* _What the task requires_
From the listing below, extract each entry exactly as written, minus the images.

** Begin Exercise input **

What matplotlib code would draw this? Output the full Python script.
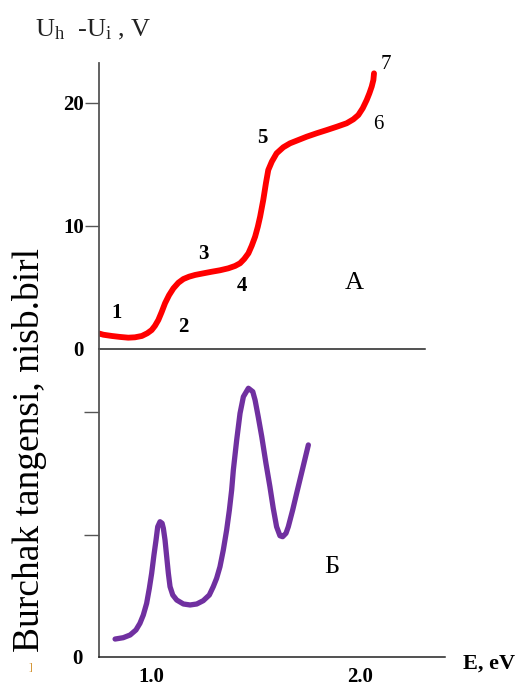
import matplotlib
matplotlib.use("Agg")
import matplotlib.pyplot as plt

plt.rcParams['font.family'] = ['Liberation Serif', 'DejaVu Serif']
plt.rcParams['mathtext.fontset'] = 'custom'
plt.rcParams['mathtext.rm'] = 'Liberation Serif'
plt.rcParams['mathtext.it'] = 'Liberation Serif:italic'
plt.rcParams['mathtext.bf'] = 'Liberation Serif:bold'

# --- data ---
# Curve A: Uh - Ui (V) vs E (eV)
energy_a = [0.751, 0.772, 0.812, 0.852, 0.891, 0.923, 0.956, 0.982, 1.003, 1.019,
            1.035, 1.051, 1.067, 1.086, 1.107, 1.131, 1.155, 1.182, 1.211, 1.250,
            1.290, 1.330, 1.370, 1.402, 1.426, 1.446, 1.466, 1.482, 1.498, 1.511,
            1.522, 1.537, 1.550, 1.561, 1.578, 1.601, 1.633, 1.665, 1.705, 1.745,
            1.793, 1.841, 1.889, 1.936, 1.968, 1.992, 2.013, 2.032, 2.045, 2.056,
            2.064, 2.067]
voltage_a = [1.26, 1.16, 1.06, 0.98, 0.92, 0.95, 1.06, 1.28, 1.54, 1.89,
             2.36, 3.01, 3.72, 4.37, 4.93, 5.39, 5.69, 5.88, 6.02, 6.15,
             6.28, 6.40, 6.56, 6.75, 6.97, 7.32, 7.78, 8.40, 9.13, 9.94,
             10.76, 12.11, 13.50, 14.55, 15.23, 15.91, 16.40, 16.72, 16.99, 17.26,
             17.54, 17.80, 18.07, 18.35, 18.67, 19.02, 19.57, 20.24, 20.79, 21.33,
             21.87, 22.41]
# Curve B: loss tangent (arb. units) vs E (eV)
energy_b = [0.828, 0.867, 0.900, 0.928, 0.947, 0.963, 0.979, 0.992, 1.003, 1.014,
            1.024, 1.032, 1.043, 1.053, 1.059, 1.067, 1.075, 1.083, 1.091, 1.104,
            1.123, 1.155, 1.187, 1.219, 1.250, 1.279, 1.298, 1.314, 1.330, 1.346,
            1.362, 1.375, 1.386, 1.394, 1.410, 1.426, 1.442, 1.466, 1.487, 1.498,
            1.513, 1.530, 1.550, 1.569, 1.585, 1.601, 1.617, 1.630, 1.646, 1.657,
            1.678, 1.697, 1.726, 1.753]
tangent_b = [0.146, 0.157, 0.179, 0.220, 0.274, 0.341, 0.436, 0.559, 0.680, 0.829,
             0.951, 1.059, 1.100, 1.087, 1.046, 0.951, 0.815, 0.680, 0.572, 0.504,
             0.463, 0.431, 0.423, 0.431, 0.458, 0.504, 0.572, 0.640, 0.734, 0.870,
             1.033, 1.195, 1.358, 1.520, 1.764, 1.981, 2.116, 2.185, 2.157, 2.089,
             1.954, 1.791, 1.575, 1.385, 1.209, 1.059, 0.986, 0.978, 1.006, 1.059,
             1.195, 1.331, 1.534, 1.724]

point_labels = ['1', '2', '3', '4', '5', '6', '7']
point_label_x = [0.834, 1.153, 1.249, 1.435, 1.531, 2.086, 2.124]
point_label_y = [2.93, 1.79, 7.72, 5.12, 17.15, 18.29, 23.1]
point_label_bold = [True, True, True, True, True, False, False]

upper_yticks = [0, 10, 20]
upper_yticklabels = ['0', '10', '20']
lower_yticks = [0, 0.99, 1.99]
lower_yticklabels = ['0', '', '']
xticks = [1.0, 2.0]
xticklabels = ['1.0', '2.0']

W, H = 522, 688
fig = plt.figure(figsize=(W / 100, H / 100), dpi=100)

left = 99 / W
ax_up = fig.add_axes([left, (H - 349) / H, 326 / W, (349 - 63) / H])
ax_lo = fig.add_axes([left, (H - 657) / H, 346 / W, (657 - 349) / H])

axis_color = '#555555'

# Upper panel
ax_up.plot(energy_a, voltage_a, color='#ff0000', lw=4.2, solid_capstyle='round',
           solid_joinstyle='round')
ax_up.set_xlim(0.751, 2.311)
ax_up.set_ylim(0, 23.25)
for s in ['top', 'right']:
    ax_up.spines[s].set_visible(False)
ax_up.spines['left'].set_color(axis_color)
ax_up.spines['left'].set_linewidth(1.3)
ax_up.spines['bottom'].set_color('#222222')
ax_up.spines['bottom'].set_linewidth(1.1)
ax_up.set_xticks([])
ax_up.set_yticks(upper_yticks)
ax_up.set_yticklabels(upper_yticklabels, fontsize=15, fontweight='bold')
ax_up.tick_params(axis='y', length=10, width=1.0, color=axis_color, pad=1)
ax_up.yaxis.get_major_ticks()[0].tick1line.set_visible(False)
ax_up.patch.set_alpha(0)

for lab, lx, ly, b in zip(point_labels, point_label_x, point_label_y, point_label_bold):
    ax_up.text(lx, ly, lab, fontsize=15, fontweight='bold' if b else 'normal',
               ha='center', va='center', clip_on=False)
ax_up.text(1.971, 5.4, 'А', fontsize=19, ha='center', va='center')

# Lower panel
ax_lo.plot(energy_b, tangent_b, color='#7030a0', lw=3.8, solid_capstyle='round',
           solid_joinstyle='round')
ax_lo.set_xlim(0.751, 2.407)
ax_lo.set_ylim(0, 2.504)
for s in ['top', 'right']:
    ax_lo.spines[s].set_visible(False)
ax_lo.spines['left'].set_color(axis_color)
ax_lo.spines['left'].set_linewidth(1.3)
ax_lo.spines['bottom'].set_color('#222222')
ax_lo.spines['bottom'].set_linewidth(1.1)
ax_lo.set_yticks(lower_yticks)
ax_lo.set_yticklabels(lower_yticklabels, fontsize=15, fontweight='bold')
ax_lo.tick_params(axis='y', length=11, width=1.0, color=axis_color, pad=1)
ax_lo.yaxis.get_major_ticks()[0].tick1line.set_visible(False)
ax_lo.set_xticks(xticks)
ax_lo.set_xticklabels(xticklabels, fontsize=15, fontweight='bold')
ax_lo.tick_params(axis='x', length=0, pad=7)
ax_lo.patch.set_alpha(0)

ax_lo.text(1.866, 0.73, 'Б', fontsize=19, ha='center', va='center')
ax_lo.text(2.617, -0.05, 'E, eV', fontsize=16, fontweight='bold', ha='center',
           va='center', clip_on=False)

# Axis titles
fig.text(35 / W, 1 - 36 / H, r'U$_\mathrm{h}$  -U$_\mathrm{i}$ , V', fontsize=19,
         ha='left', va='baseline', color='#222222')
fig.text(30 / W, 1 - 450 / H, 'Burchak tangensi, nisb.birl', fontsize=27,
         rotation=90, ha='center', va='center')
fig.text(30 / W, 1 - 668 / H, ']', fontsize=8, color='#d08a20', ha='center', va='center')

fig.savefig('out.png', dpi=100)
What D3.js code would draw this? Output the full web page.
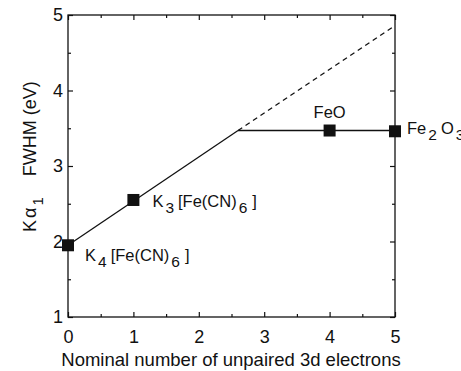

** End Exercise input **

* _Complete response_
What matplotlib code would draw this? Output the full Python script.
import matplotlib
matplotlib.use("Agg")
import matplotlib.pyplot as plt

plt.rcParams['font.family'] = ['Liberation Serif', 'DejaVu Serif']
plt.rcParams['mathtext.fontset'] = 'custom'
plt.rcParams['mathtext.rm'] = 'Liberation Serif'
plt.rcParams['mathtext.it'] = 'Liberation Serif:italic'
plt.rcParams['mathtext.bf'] = 'Liberation Serif:bold'

# --- data ---
# Curve A: Uh - Ui (V) vs E (eV)
energy_a = [0.751, 0.772, 0.812, 0.852, 0.891, 0.923, 0.956, 0.982, 1.003, 1.019,
            1.035, 1.051, 1.067, 1.086, 1.107, 1.131, 1.155, 1.182, 1.211, 1.250,
            1.290, 1.330, 1.370, 1.402, 1.426, 1.446, 1.466, 1.482, 1.498, 1.511,
            1.522, 1.537, 1.550, 1.561, 1.578, 1.601, 1.633, 1.665, 1.705, 1.745,
            1.793, 1.841, 1.889, 1.936, 1.968, 1.992, 2.013, 2.032, 2.045, 2.056,
            2.064, 2.067]
voltage_a = [1.26, 1.16, 1.06, 0.98, 0.92, 0.95, 1.06, 1.28, 1.54, 1.89,
             2.36, 3.01, 3.72, 4.37, 4.93, 5.39, 5.69, 5.88, 6.02, 6.15,
             6.28, 6.40, 6.56, 6.75, 6.97, 7.32, 7.78, 8.40, 9.13, 9.94,
             10.76, 12.11, 13.50, 14.55, 15.23, 15.91, 16.40, 16.72, 16.99, 17.26,
             17.54, 17.80, 18.07, 18.35, 18.67, 19.02, 19.57, 20.24, 20.79, 21.33,
             21.87, 22.41]
# Curve B: loss tangent (arb. units) vs E (eV)
energy_b = [0.828, 0.867, 0.900, 0.928, 0.947, 0.963, 0.979, 0.992, 1.003, 1.014,
            1.024, 1.032, 1.043, 1.053, 1.059, 1.067, 1.075, 1.083, 1.091, 1.104,
            1.123, 1.155, 1.187, 1.219, 1.250, 1.279, 1.298, 1.314, 1.330, 1.346,
            1.362, 1.375, 1.386, 1.394, 1.410, 1.426, 1.442, 1.466, 1.487, 1.498,
            1.513, 1.530, 1.550, 1.569, 1.585, 1.601, 1.617, 1.630, 1.646, 1.657,
            1.678, 1.697, 1.726, 1.753]
tangent_b = [0.146, 0.157, 0.179, 0.220, 0.274, 0.341, 0.436, 0.559, 0.680, 0.829,
             0.951, 1.059, 1.100, 1.087, 1.046, 0.951, 0.815, 0.680, 0.572, 0.504,
             0.463, 0.431, 0.423, 0.431, 0.458, 0.504, 0.572, 0.640, 0.734, 0.870,
             1.033, 1.195, 1.358, 1.520, 1.764, 1.981, 2.116, 2.185, 2.157, 2.089,
             1.954, 1.791, 1.575, 1.385, 1.209, 1.059, 0.986, 0.978, 1.006, 1.059,
             1.195, 1.331, 1.534, 1.724]

point_labels = ['1', '2', '3', '4', '5', '6', '7']
point_label_x = [0.834, 1.153, 1.249, 1.435, 1.531, 2.086, 2.124]
point_label_y = [2.93, 1.79, 7.72, 5.12, 17.15, 18.29, 23.1]
point_label_bold = [True, True, True, True, True, False, False]

upper_yticks = [0, 10, 20]
upper_yticklabels = ['0', '10', '20']
lower_yticks = [0, 0.99, 1.99]
lower_yticklabels = ['0', '', '']
xticks = [1.0, 2.0]
xticklabels = ['1.0', '2.0']

W, H = 522, 688
fig = plt.figure(figsize=(W / 100, H / 100), dpi=100)

left = 99 / W
ax_up = fig.add_axes([left, (H - 349) / H, 326 / W, (349 - 63) / H])
ax_lo = fig.add_axes([left, (H - 657) / H, 346 / W, (657 - 349) / H])

axis_color = '#555555'

# Upper panel
ax_up.plot(energy_a, voltage_a, color='#ff0000', lw=4.2, solid_capstyle='round',
           solid_joinstyle='round')
ax_up.set_xlim(0.751, 2.311)
ax_up.set_ylim(0, 23.25)
for s in ['top', 'right']:
    ax_up.spines[s].set_visible(False)
ax_up.spines['left'].set_color(axis_color)
ax_up.spines['left'].set_linewidth(1.3)
ax_up.spines['bottom'].set_color('#222222')
ax_up.spines['bottom'].set_linewidth(1.1)
ax_up.set_xticks([])
ax_up.set_yticks(upper_yticks)
ax_up.set_yticklabels(upper_yticklabels, fontsize=15, fontweight='bold')
ax_up.tick_params(axis='y', length=10, width=1.0, color=axis_color, pad=1)
ax_up.yaxis.get_major_ticks()[0].tick1line.set_visible(False)
ax_up.patch.set_alpha(0)

for lab, lx, ly, b in zip(point_labels, point_label_x, point_label_y, point_label_bold):
    ax_up.text(lx, ly, lab, fontsize=15, fontweight='bold' if b else 'normal',
               ha='center', va='center', clip_on=False)
ax_up.text(1.971, 5.4, 'А', fontsize=19, ha='center', va='center')

# Lower panel
ax_lo.plot(energy_b, tangent_b, color='#7030a0', lw=3.8, solid_capstyle='round',
           solid_joinstyle='round')
ax_lo.set_xlim(0.751, 2.407)
ax_lo.set_ylim(0, 2.504)
for s in ['top', 'right']:
    ax_lo.spines[s].set_visible(False)
ax_lo.spines['left'].set_color(axis_color)
ax_lo.spines['left'].set_linewidth(1.3)
ax_lo.spines['bottom'].set_color('#222222')
ax_lo.spines['bottom'].set_linewidth(1.1)
ax_lo.set_yticks(lower_yticks)
ax_lo.set_yticklabels(lower_yticklabels, fontsize=15, fontweight='bold')
ax_lo.tick_params(axis='y', length=11, width=1.0, color=axis_color, pad=1)
ax_lo.yaxis.get_major_ticks()[0].tick1line.set_visible(False)
ax_lo.set_xticks(xticks)
ax_lo.set_xticklabels(xticklabels, fontsize=15, fontweight='bold')
ax_lo.tick_params(axis='x', length=0, pad=7)
ax_lo.patch.set_alpha(0)

ax_lo.text(1.866, 0.73, 'Б', fontsize=19, ha='center', va='center')
ax_lo.text(2.617, -0.05, 'E, eV', fontsize=16, fontweight='bold', ha='center',
           va='center', clip_on=False)

# Axis titles
fig.text(35 / W, 1 - 36 / H, r'U$_\mathrm{h}$  -U$_\mathrm{i}$ , V', fontsize=19,
         ha='left', va='baseline', color='#222222')
fig.text(30 / W, 1 - 450 / H, 'Burchak tangensi, nisb.birl', fontsize=27,
         rotation=90, ha='center', va='center')
fig.text(30 / W, 1 - 668 / H, ']', fontsize=8, color='#d08a20', ha='center', va='center')

fig.savefig('out.png', dpi=100)
What D3.js code would draw this? Output the full web page.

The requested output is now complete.